Io ci sono dentro, da otto anni, ogni giorno, ogni minuto.  E quando l’ennesima ragazza si uccide, vedo ripartire la canea dei buoni consigli, delle censure sul modo di fare informazione.  Così il problema cessa di essere la morte, ma il modo di raccontarla: la privacy, la Carta di Treviso, le Linee Guida dell’OMS e altre beffarde bubbole che a noi, i sopravvissuti, non importano nulla.  Siamo diventati una legione, e rappresentiamo un problema per noi stessi e per gli altri.

Noi, i sopravvissuti, come continuiamo a vivere dopo “quella” morte dei nostri figli, mariti, mogli, padri, parenti, amici?   Come naufraghi appesi alle responsabilità verso gli altri, altri mariti mogli figli sopravvissuti come noi e a loro volta a noi aggrappati.   In un mare che ogni giorno ci restituisce corpi inerti e straziati.   Zavorrati da sensi di colpa, rimpianti, disperazione, che ci trascinano verso il fondo.  Afferrati al ricordo dei nostri morti, che difendiamo tenacemente dagli affettuosi tentativi di farci “elaborare il lutto” compiuti da amici che ci prestano il loro dio come analgesico o ci strappano dall’isolamento per regalarci scampoli di una “normalità” che non c’è più e non potrà mai più esserci, da terapeuti della mente e dell’anima che accentuano la pena e il tormento con la promessa di un’estasi rassegnata.  Molti di noi, i sopravvissuti, finiscono schiantati da disperazione e sensi di colpa e diventano preda di una furia autodistruttiva che si scarica sugli altri sopravvissuti: le famiglie si dissolvono.  Non è vero che il dolore unisce.  Quando è troppo, vederlo riflesso sul volto della donna o dell’uomo con cui hai diviso la vita diventa insopportabile.
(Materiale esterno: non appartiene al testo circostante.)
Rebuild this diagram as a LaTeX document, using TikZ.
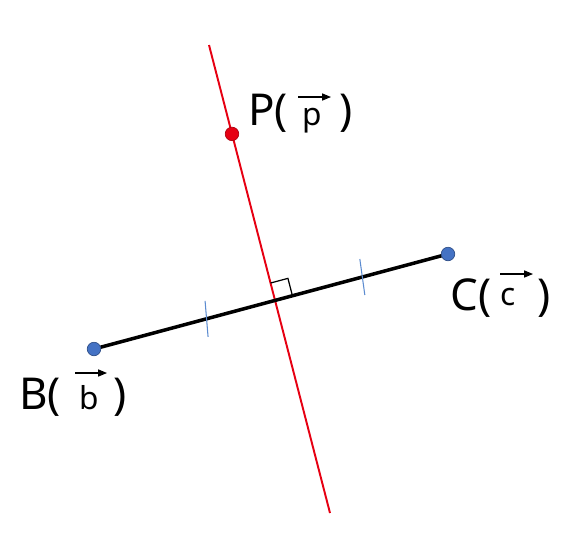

Anche noi, i sopravvissuti, siamo depressi e sommiamo con immensa fatica i giorni nel pianto quotidiano, che ci strazia e ci solleva, per un dolore irredimibile.   Qualcuno si annulla nel lavoro, qualcun altro in forme iperattivistiche di volontariato, altri in una deriva del corpo e dell’anima.  Soli, anche orgogliosamente, nella convinzione che nessuno abbia la forza, la mente, il cuore, per trarci dalla condizione in cui siamo precipitati.   Noi, i sopravvissuti, piangiamo da soli ed escludiamo chiunque da questo che è l’unico ed ultimo rapporto che ci rimane con i nostri morti.  Non è vero che il tempo lenisce le ferite.  Il tempo ci è amico se non ci fa dimenticare, se ogni giorno ci regala un ricordo nuovo, una nuova ragione per soffrire ancora, e ancora…

Loro, i nostri morti, sono il masso del nostro avello, tomba e inferno quotidiano da cui non possiamo, e forse non vogliamo, uscire.   Noi, i sopravvissuti, siamo il problema, e dei vostri consigli tardivi, del vostro sincero e generoso cordoglio, non sappiamo cosa farcene.